Technical considerations for developers and analysts
If you are implementing a fraction-decimal calculator in a web app, exact arithmetic should be the baseline requirement. Avoid running everything directly as floating-point values when users expect precise fraction behavior. Instead, parse input to integer numerators and denominators, simplify aggressively with greatest common divisor, and reduce only for display. Add guardrails for invalid syntax, zero denominators, and division by zero operations.

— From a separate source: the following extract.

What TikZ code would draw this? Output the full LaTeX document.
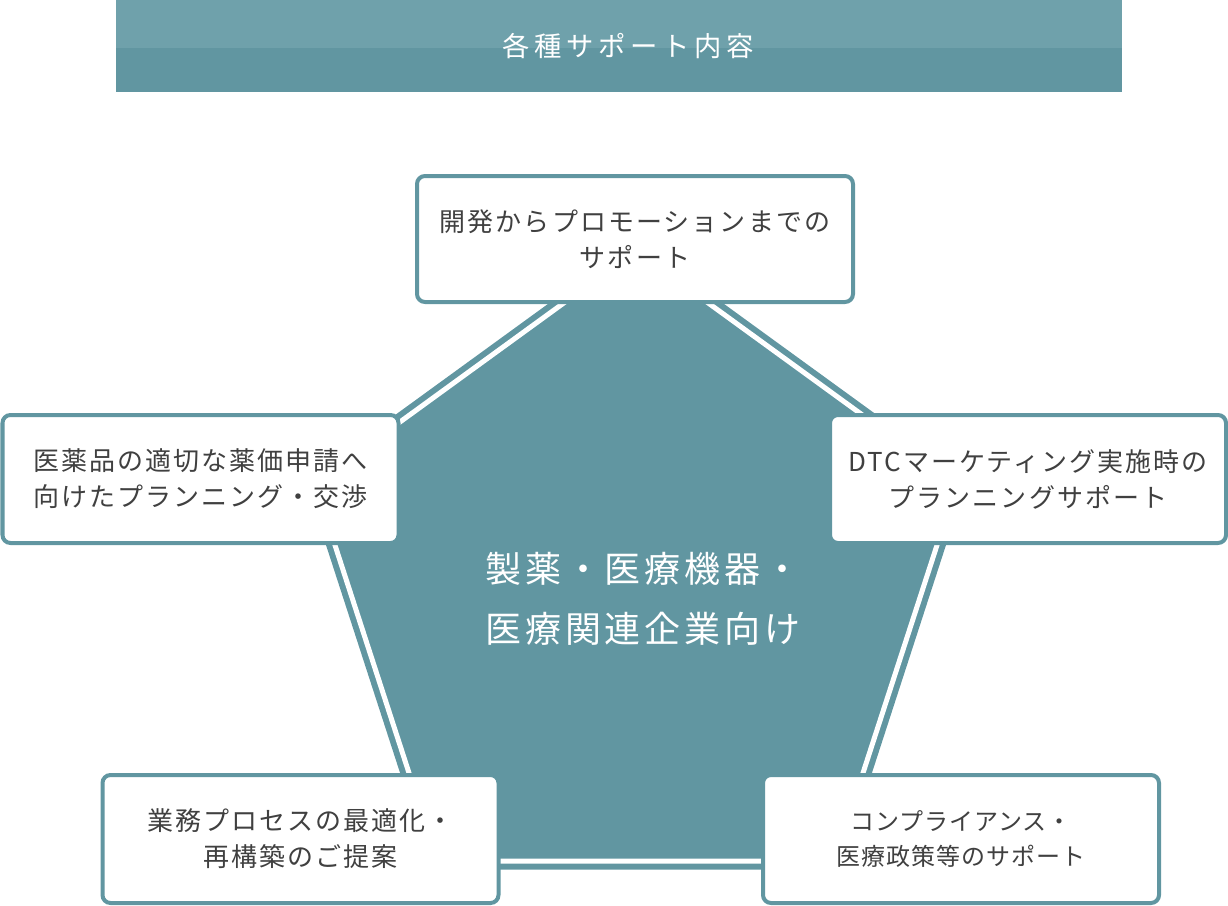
\documentclass[tikz,border=0pt]{standalone}
\usepackage{fontspec}
\newfontfamily\jpfont{Noto Sans CJK JP}
\usepackage{xcolor}
\usepackage{tikz}
\definecolor{cvt}{RGB}{97,150,161}
\definecolor{cvl}{RGB}{111,161,171}
\definecolor{cvk}{RGB}{64,64,64}

\begin{document}
\begin{tikzpicture}[
  x=0.75pt,y=-0.75pt,
  box/.style={draw=cvt,line width=3pt,fill=white,rounded corners=6pt,align=center,inner sep=0pt,
    text=cvk,minimum width=297pt,minimum height=96pt,
    font=\jpfont\addfontfeatures{LetterSpace=8}\fontsize{19.5pt}{27pt}\selectfont},
  smallbox/.style={box,font=\jpfont\addfontfeatures{LetterSpace=4}\fontsize{18pt}{26pt}\selectfont},
  head/.style={text=white,inner sep=0pt,
    font=\jpfont\addfontfeatures{LetterSpace=17}\fontsize{20.5pt}{24pt}\selectfont},
  core/.style={text=white,align=center,inner sep=0pt,
    font=\jpfont\addfontfeatures{LetterSpace=11}\fontsize{27pt}{45pt}\selectfont}
]
\useasboundingbox (0,0) rectangle (1228,906);
% header band
\fill[cvl] (116,0) rectangle (1122,48);
\fill[cvt] (116,48) rectangle (1122,92);
\node[head] (hd) at (628,46) {各種サポート内容};
% pentagon
\begin{scope}[shift={(636,588)}]
  \fill[cvt] (-90:348) -- (-18:348) -- (54:348) -- (126:348) -- (198:348) -- cycle;
  \draw[white,line width=3.75pt] (-90:337.5) -- (-18:337.5) -- (54:337.5) -- (126:337.5) -- (198:337.5) -- cycle;
\end{scope}
\node[core] (ct) at (643,599) {製薬・医療機器・\\医療関連企業向け};
% boxes
\node[box,minimum width=327pt,minimum height=94.5pt] (dev) at (635,239)
  {開発からプロモーションまでの\\サポート};
\node[box] (price) at (200.5,479) {医薬品の適切な薬価申請へ\\向けたプランニング・交渉};
\node[box] (dtc) at (1028,479) {DTCマーケティング実施時の\\プランニングサポート};
\node[box] (bpr) at (300.5,839) {業務プロセスの最適化・\\再構築のご提案};
\node[smallbox] (comp) at (961,839) {コンプライアンス・\\医療政策等のサポート};
\end{tikzpicture}
\end{document}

A chart component can add useful interpretation. For example, plotting operand A, operand B, and result as bars makes sign and magnitude relationships visible immediately. This is especially useful in teaching, where learners can connect symbolic operations with quantity changes. If you provide negative values, make sure your chart axes are centered or scaled appropriately so direction and size are not misleading.
Common user errors and how to avoid them
- Typing 3\4 instead of 3/4: use only forward slash for fractions.
- Entering 2/0: denominator cannot be zero.
- Confusing mixed number format: write 2 1/3, not 2/1/3.
- Rounding early: keep full precision during operations, then round final decimal output.
- Forgetting negative sign scope: -1/2 differs from 1/-2 in notation but should normalize to the same value.
Who benefits most from this calculator
This tool is valuable for students, parents, tutors, engineers, estimators, and anyone translating between textbook math and real calculations. In education, it reinforces concept connections. In professional work, it prevents costly misunderstandings when documentation uses mixed numerical styles. In personal finance or household planning, it helps with proportional calculations where fractions and decimals appear together, such as discounts, quantity splits, and scaling.
Key takeaway: A robust calculator for fractions with decimals should not just give an answer. It should provide exact fraction output, clear decimal output, input validation, and visual feedback so users can verify correctness quickly and confidently.